_Short task_:
Pictures in the data below are not part of the copy; transcribe everything else exactly.

_Data section_:
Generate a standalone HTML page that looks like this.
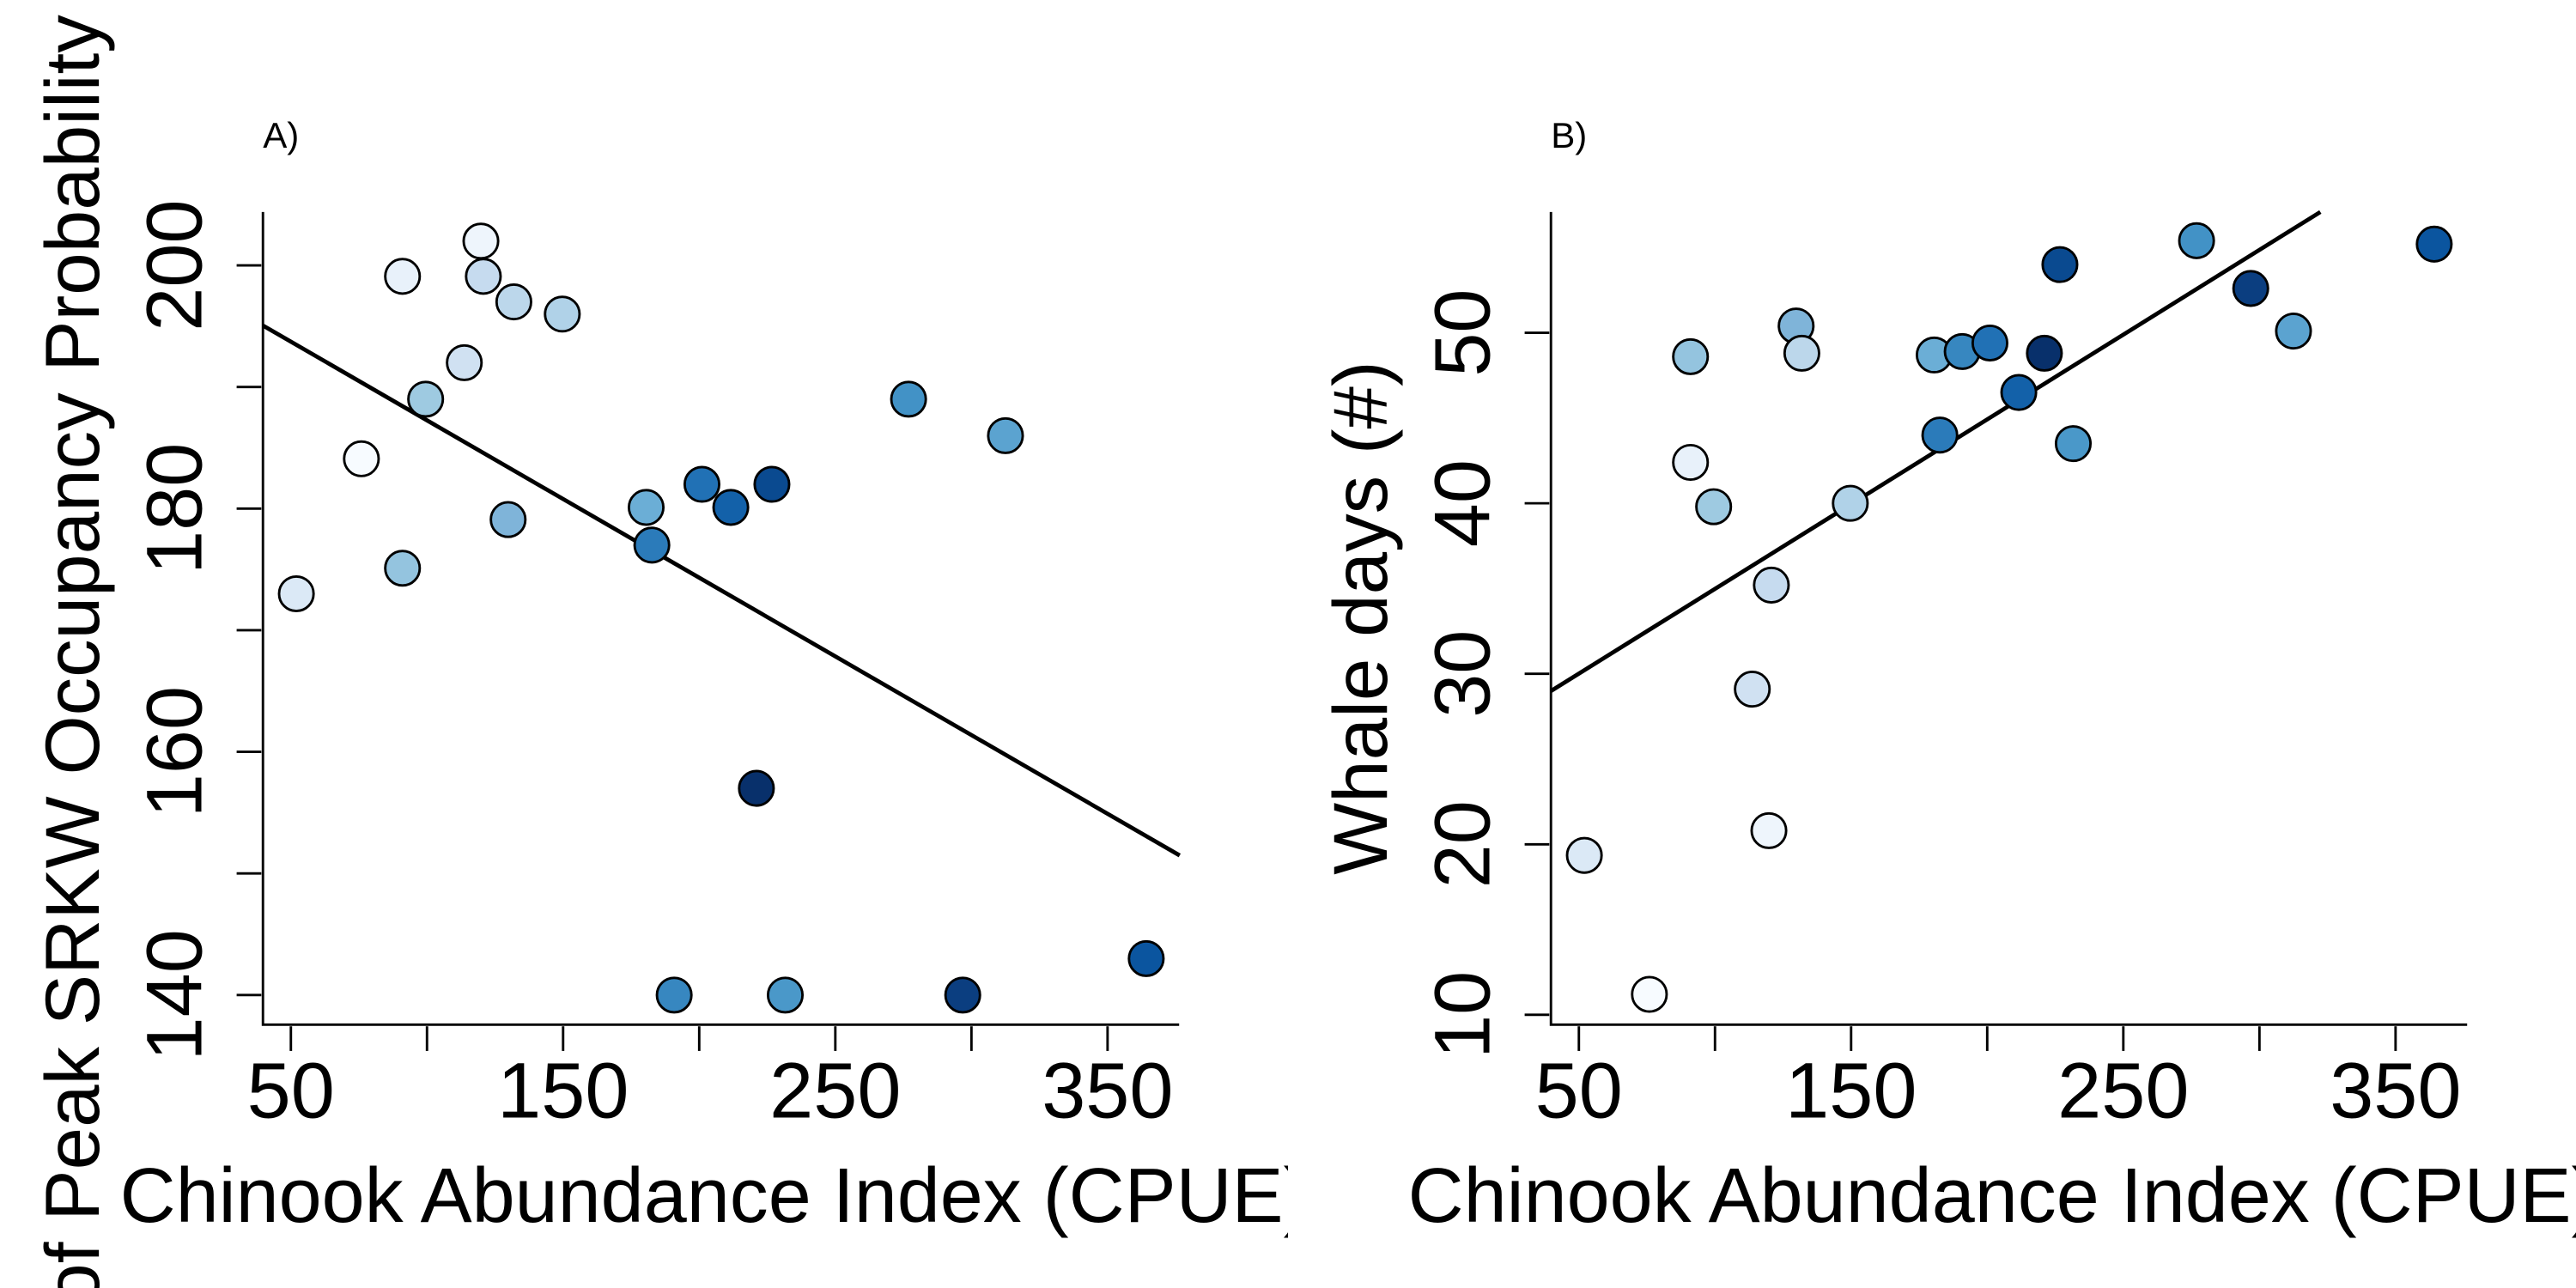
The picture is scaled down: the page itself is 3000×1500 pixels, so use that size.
<!DOCTYPE html>
<html><head><meta charset="utf-8"><style>
html,body{margin:0;padding:0;background:#fff;width:3000px;height:1500px;overflow:hidden;}
svg{display:block;overflow:hidden;}
text{font-family:"Liberation Sans",Arial,sans-serif;fill:#000;}
</style></head><body>
<svg id="chart" width="3000" height="1500" viewBox="0 0 3135 1567.5" xmlns="http://www.w3.org/2000/svg">
<defs>
<clipPath id="clipA"><rect x="0" y="0" width="1567.5" height="1567.5"/></clipPath>
<clipPath id="clipB"><rect x="0" y="0" width="1567.5" height="1567.5"/></clipPath>
</defs>
</svg>
<script>
// shared x values (Chinook CPUE)
const cpue = [52, 75.9, 91, 91, 99.5, 113.7, 119.8, 120.7, 129.8, 131.9, 149.7, 180.5, 182.6, 190.8, 201, 211.6, 221, 226.7, 231.6, 276.9, 296.8, 312.5, 364.2];
// panel A: day of peak occupancy
const peakDay = [173, 184.1, 199.1, 175.1, 189, 192, 202, 199.1, 179.1, 197, 196, 180.1, 177, 140, 182, 180.1, 157, 182, 140, 189, 140, 186, 143];
// panel B: whale days
const whaleDays = [19.35, 11.2, 42.4, 48.6, 39.8, 29.1, 20.8, 35.2, 50.4, 48.8, 40, 48.7, 44, 48.9, 49.4, 46.5, 48.8, 54, 43.5, 55.4, 52.6, 50.1, 55.2];
const pointColors = ["#dbe9f6","#f7fbff","#e8f1fa","#94c4df","#9ecae1","#d0e1f2","#eef5fc","#c6dbef","#7fb4d9","#bcd7eb","#b0d2e8","#6baed6","#2b7bba","#3787c0","#2171b5","#1361a9","#08306b","#0a4a90","#4a98c9","#4292c6","#0b3e80","#5ba3d0","#0b559f"];
const xTicks = [50, 100, 150, 200, 250, 300, 350];
const xTickLabels = ["50", "", "150", "", "250", "", "350"];
const yTicksA = [140, 150, 160, 170, 180, 190, 200];
const yTickLabelsA = ["140", "", "160", "", "180", "", "200"];
const yTicksB = [10, 20, 30, 40, 50];
const yTickLabelsB = ["10", "20", "30", "40", "50"];
const fitA = [200.2, -0.1294]; // intercept, slope
const fitB = [25.04, 0.0994];

const NS = "http://www.w3.org/2000/svg";
const svg = document.getElementById('chart');
function mk(tag, attrs, parent){ const e=document.createElementNS(NS,tag); for(const k in attrs) e.setAttribute(k,attrs[k]); parent.appendChild(e); return e; }

const L=320, R=1435, T=258, B=1247;
const xScale = v => 354 + (v-50)*3.313;

function panel(opts){
  const g = mk('g',{transform:`translate(${opts.ox},0)`,'clip-path':`url(#${opts.clip})`},svg);
  
  
  const ys = opts.yScale;
  const lab = mk('text',{x:320,y:180,'font-size':44},g); lab.textContent=opts.label;
  
  
  const ax = mk('path',{d:`M${L},${T} L${L},${B} L${R},${B}`,fill:'none',stroke:'#000','stroke-width':3},g);
  
  
  xTicks.forEach((t,i)=>{
    const x=xScale(t);
    const tk=mk('line',{x1:x,x2:x,y1:B+2,y2:B+32,stroke:'#000','stroke-width':3},g);
    
    
    if(xTickLabels[i]){
      const tx=mk('text',{x:x,y:1360,'font-size':96,'text-anchor':'middle'},g); tx.textContent=xTickLabels[i];
      
      
    }
  });
  opts.yTicks.forEach((t,i)=>{
    const y=ys(t);
    const tk=mk('line',{x1:L-2,x2:L-32,y1:y,y2:y,stroke:'#000','stroke-width':3},g);
    
    
    if(opts.yLabels[i]){
      const tx=mk('text',{x:0,y:0,'font-size':96,'text-anchor':'middle',transform:`translate(245,${y}) rotate(-90)`},g); tx.textContent=opts.yLabels[i];
      
      
    }
  });
  const xt=mk('text',{x:(L+R)/2-8,y:1487,'font-size':94,'text-anchor':'middle'},g); xt.textContent='Chinook Abundance Index (CPUE)';
  
  
  const yt=mk('text',{x:0,y:0,'font-size':93,'text-anchor':opts.yAnchor,transform:`translate(120,${opts.yTitlePos}) rotate(-90)`},g); yt.textContent=opts.yTitle;
  
  
  const x0=39.7, x1=376.5;
  let ya=opts.fit[0]+opts.fit[1]*x0, yb=opts.fit[0]+opts.fit[1]*x1;
  let px0=xScale(x0), px1=xScale(x1), py0=ys(ya), py1=ys(yb);
  if(py1<T){ const f=(T-py0)/(py1-py0); px1=px0+f*(px1-px0); py1=T; }
  const ln=mk('line',{x1:px0,y1:py0,x2:px1,y2:py1,stroke:'#000','stroke-width':5},g);
  
  
  cpue.forEach((v,i)=>{
    const c=mk('circle',{cx:xScale(v),cy:ys(opts.yData[i]),r:21,fill:pointColors[i],stroke:'#000','stroke-width':3},g);
    
    
  });
}

panel({ox:0,clip:'clipA',name:'panel-a',label:'A)',yScale:v=>323+(200-v)*14.8,yTicks:yTicksA,yLabels:yTickLabelsA,
  yTitle:'Day of Peak SRKW Occupancy Probability',yAnchor:'end',yTitlePos:18,fit:fitA,yData:peakDay});
panel({ox:1567.5,clip:'clipB',name:'panel-b',label:'B)',yScale:v=>405+(50-v)*20.75,yTicks:yTicksB,yLabels:yTickLabelsB,
  yTitle:'Whale days (#)',yAnchor:'middle',yTitlePos:752,fit:fitB,yData:whaleDays});
</script>
</body></html>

_Finished task_:
Generate a standalone HTML page that looks like this.
The picture is scaled down: the page itself is 3000×1500 pixels, so use that size.
<!DOCTYPE html>
<html><head><meta charset="utf-8"><style>
html,body{margin:0;padding:0;background:#fff;width:3000px;height:1500px;overflow:hidden;}
svg{display:block;overflow:hidden;}
text{font-family:"Liberation Sans",Arial,sans-serif;fill:#000;}
</style></head><body>
<svg id="chart" width="3000" height="1500" viewBox="0 0 3135 1567.5" xmlns="http://www.w3.org/2000/svg">
<defs>
<clipPath id="clipA"><rect x="0" y="0" width="1567.5" height="1567.5"/></clipPath>
<clipPath id="clipB"><rect x="0" y="0" width="1567.5" height="1567.5"/></clipPath>
</defs>
</svg>
<script>
// shared x values (Chinook CPUE)
const cpue = [52, 75.9, 91, 91, 99.5, 113.7, 119.8, 120.7, 129.8, 131.9, 149.7, 180.5, 182.6, 190.8, 201, 211.6, 221, 226.7, 231.6, 276.9, 296.8, 312.5, 364.2];
// panel A: day of peak occupancy
const peakDay = [173, 184.1, 199.1, 175.1, 189, 192, 202, 199.1, 179.1, 197, 196, 180.1, 177, 140, 182, 180.1, 157, 182, 140, 189, 140, 186, 143];
// panel B: whale days
const whaleDays = [19.35, 11.2, 42.4, 48.6, 39.8, 29.1, 20.8, 35.2, 50.4, 48.8, 40, 48.7, 44, 48.9, 49.4, 46.5, 48.8, 54, 43.5, 55.4, 52.6, 50.1, 55.2];
const pointColors = ["#dbe9f6","#f7fbff","#e8f1fa","#94c4df","#9ecae1","#d0e1f2","#eef5fc","#c6dbef","#7fb4d9","#bcd7eb","#b0d2e8","#6baed6","#2b7bba","#3787c0","#2171b5","#1361a9","#08306b","#0a4a90","#4a98c9","#4292c6","#0b3e80","#5ba3d0","#0b559f"];
const xTicks = [50, 100, 150, 200, 250, 300, 350];
const xTickLabels = ["50", "", "150", "", "250", "", "350"];
const yTicksA = [140, 150, 160, 170, 180, 190, 200];
const yTickLabelsA = ["140", "", "160", "", "180", "", "200"];
const yTicksB = [10, 20, 30, 40, 50];
const yTickLabelsB = ["10", "20", "30", "40", "50"];
const fitA = [200.2, -0.1294]; // intercept, slope
const fitB = [25.04, 0.0994];

const NS = "http://www.w3.org/2000/svg";
const svg = document.getElementById('chart');
function mk(tag, attrs, parent){ const e=document.createElementNS(NS,tag); for(const k in attrs) e.setAttribute(k,attrs[k]); parent.appendChild(e); return e; }

const L=320, R=1435, T=258, B=1247;
const xScale = v => 354 + (v-50)*3.313;

function panel(opts){
  const g = mk('g',{transform:`translate(${opts.ox},0)`,'clip-path':`url(#${opts.clip})`},svg);
  
  
  const ys = opts.yScale;
  const lab = mk('text',{x:320,y:180,'font-size':44},g); lab.textContent=opts.label;
  
  
  const ax = mk('path',{d:`M${L},${T} L${L},${B} L${R},${B}`,fill:'none',stroke:'#000','stroke-width':3},g);
  
  
  xTicks.forEach((t,i)=>{
    const x=xScale(t);
    const tk=mk('line',{x1:x,x2:x,y1:B+2,y2:B+32,stroke:'#000','stroke-width':3},g);
    
    
    if(xTickLabels[i]){
      const tx=mk('text',{x:x,y:1360,'font-size':96,'text-anchor':'middle'},g); tx.textContent=xTickLabels[i];
      
      
    }
  });
  opts.yTicks.forEach((t,i)=>{
    const y=ys(t);
    const tk=mk('line',{x1:L-2,x2:L-32,y1:y,y2:y,stroke:'#000','stroke-width':3},g);
    
    
    if(opts.yLabels[i]){
      const tx=mk('text',{x:0,y:0,'font-size':96,'text-anchor':'middle',transform:`translate(245,${y}) rotate(-90)`},g); tx.textContent=opts.yLabels[i];
      
      
    }
  });
  const xt=mk('text',{x:(L+R)/2-8,y:1487,'font-size':94,'text-anchor':'middle'},g); xt.textContent='Chinook Abundance Index (CPUE)';
  
  
  const yt=mk('text',{x:0,y:0,'font-size':93,'text-anchor':opts.yAnchor,transform:`translate(120,${opts.yTitlePos}) rotate(-90)`},g); yt.textContent=opts.yTitle;
  
  
  const x0=39.7, x1=376.5;
  let ya=opts.fit[0]+opts.fit[1]*x0, yb=opts.fit[0]+opts.fit[1]*x1;
  let px0=xScale(x0), px1=xScale(x1), py0=ys(ya), py1=ys(yb);
  if(py1<T){ const f=(T-py0)/(py1-py0); px1=px0+f*(px1-px0); py1=T; }
  const ln=mk('line',{x1:px0,y1:py0,x2:px1,y2:py1,stroke:'#000','stroke-width':5},g);
  
  
  cpue.forEach((v,i)=>{
    const c=mk('circle',{cx:xScale(v),cy:ys(opts.yData[i]),r:21,fill:pointColors[i],stroke:'#000','stroke-width':3},g);
    
    
  });
}

panel({ox:0,clip:'clipA',name:'panel-a',label:'A)',yScale:v=>323+(200-v)*14.8,yTicks:yTicksA,yLabels:yTickLabelsA,
  yTitle:'Day of Peak SRKW Occupancy Probability',yAnchor:'end',yTitlePos:18,fit:fitA,yData:peakDay});
panel({ox:1567.5,clip:'clipB',name:'panel-b',label:'B)',yScale:v=>405+(50-v)*20.75,yTicks:yTicksB,yLabels:yTickLabelsB,
  yTitle:'Whale days (#)',yAnchor:'middle',yTitlePos:752,fit:fitB,yData:whaleDays});
</script>
</body></html>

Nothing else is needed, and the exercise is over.